Report every line in the listing that contains the string "this".
[BEGIN RECORDS PROVIDED]
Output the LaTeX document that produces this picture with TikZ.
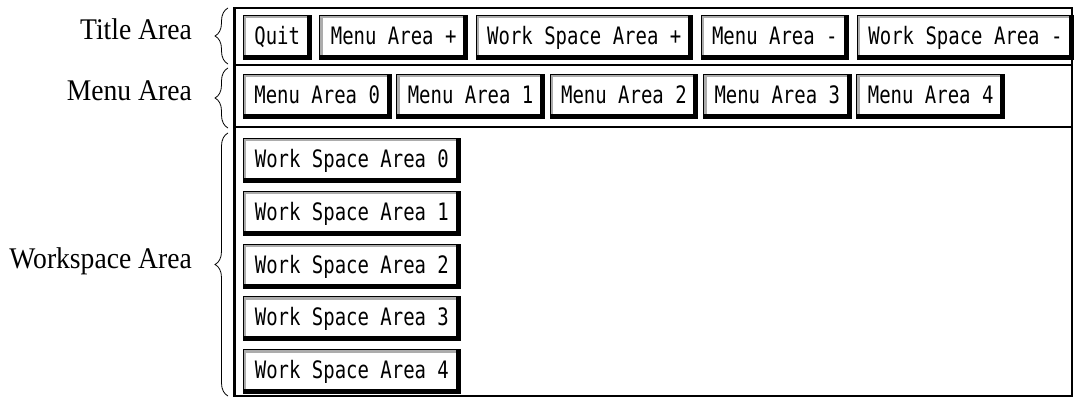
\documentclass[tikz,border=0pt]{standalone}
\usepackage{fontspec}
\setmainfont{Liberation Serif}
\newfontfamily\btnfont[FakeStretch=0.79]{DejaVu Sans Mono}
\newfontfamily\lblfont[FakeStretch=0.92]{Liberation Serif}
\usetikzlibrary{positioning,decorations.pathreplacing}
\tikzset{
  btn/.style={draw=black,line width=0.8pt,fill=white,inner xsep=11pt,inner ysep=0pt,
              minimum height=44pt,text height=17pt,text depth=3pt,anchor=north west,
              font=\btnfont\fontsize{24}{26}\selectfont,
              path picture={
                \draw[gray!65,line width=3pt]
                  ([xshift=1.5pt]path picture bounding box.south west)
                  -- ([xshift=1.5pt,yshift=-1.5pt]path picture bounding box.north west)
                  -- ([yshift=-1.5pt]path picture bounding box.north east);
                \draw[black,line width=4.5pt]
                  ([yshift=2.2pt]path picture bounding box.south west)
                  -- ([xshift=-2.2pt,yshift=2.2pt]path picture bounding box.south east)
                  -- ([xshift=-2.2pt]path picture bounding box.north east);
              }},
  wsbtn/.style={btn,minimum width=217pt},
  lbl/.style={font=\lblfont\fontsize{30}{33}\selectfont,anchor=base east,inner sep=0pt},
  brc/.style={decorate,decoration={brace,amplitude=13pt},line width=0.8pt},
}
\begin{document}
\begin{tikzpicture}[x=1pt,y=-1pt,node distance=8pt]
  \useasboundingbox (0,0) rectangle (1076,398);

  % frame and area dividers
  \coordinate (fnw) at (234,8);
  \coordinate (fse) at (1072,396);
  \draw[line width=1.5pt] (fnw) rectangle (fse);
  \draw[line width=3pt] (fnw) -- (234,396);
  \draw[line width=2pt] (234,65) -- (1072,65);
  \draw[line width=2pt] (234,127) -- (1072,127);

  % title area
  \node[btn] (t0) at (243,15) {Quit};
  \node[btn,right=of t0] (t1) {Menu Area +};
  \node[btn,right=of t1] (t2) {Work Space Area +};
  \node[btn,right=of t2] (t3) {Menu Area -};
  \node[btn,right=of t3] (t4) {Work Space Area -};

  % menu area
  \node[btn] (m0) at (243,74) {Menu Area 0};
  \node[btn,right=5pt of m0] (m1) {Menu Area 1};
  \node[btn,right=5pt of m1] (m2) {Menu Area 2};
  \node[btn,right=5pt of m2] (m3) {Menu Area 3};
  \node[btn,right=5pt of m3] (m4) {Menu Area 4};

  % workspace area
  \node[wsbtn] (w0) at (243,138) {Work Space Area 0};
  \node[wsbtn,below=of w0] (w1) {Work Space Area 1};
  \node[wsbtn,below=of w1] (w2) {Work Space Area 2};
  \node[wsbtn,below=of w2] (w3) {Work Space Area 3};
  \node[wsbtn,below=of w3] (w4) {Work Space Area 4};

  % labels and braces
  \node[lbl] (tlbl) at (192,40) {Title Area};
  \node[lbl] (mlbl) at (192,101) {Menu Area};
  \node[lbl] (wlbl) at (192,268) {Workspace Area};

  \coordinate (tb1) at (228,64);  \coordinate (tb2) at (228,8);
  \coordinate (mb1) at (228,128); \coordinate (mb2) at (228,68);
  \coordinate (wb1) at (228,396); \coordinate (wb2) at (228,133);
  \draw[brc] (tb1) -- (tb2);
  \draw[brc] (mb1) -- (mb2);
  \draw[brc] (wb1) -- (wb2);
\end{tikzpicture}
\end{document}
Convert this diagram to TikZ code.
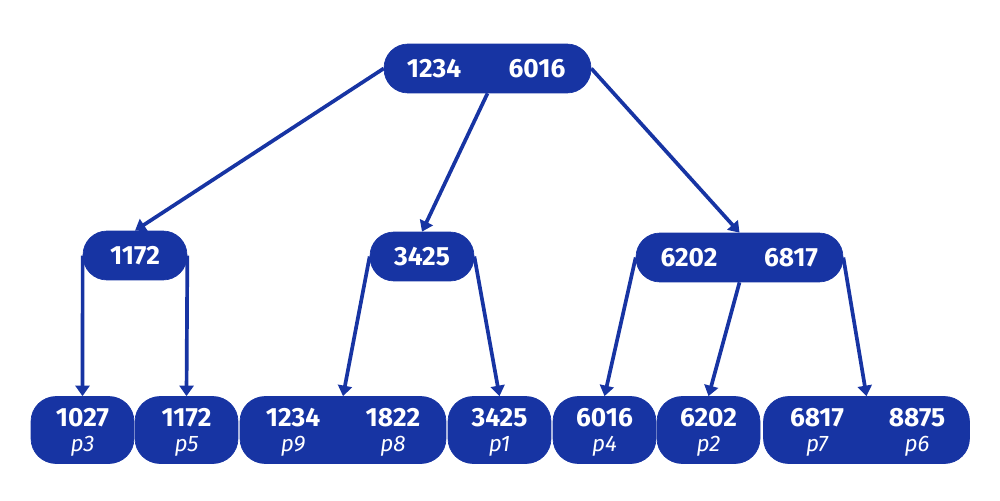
[END RECORDS PROVIDED]
- THE ANSWER
Output the LaTeX document that produces this picture with TikZ.
Convert this diagram to TikZ code.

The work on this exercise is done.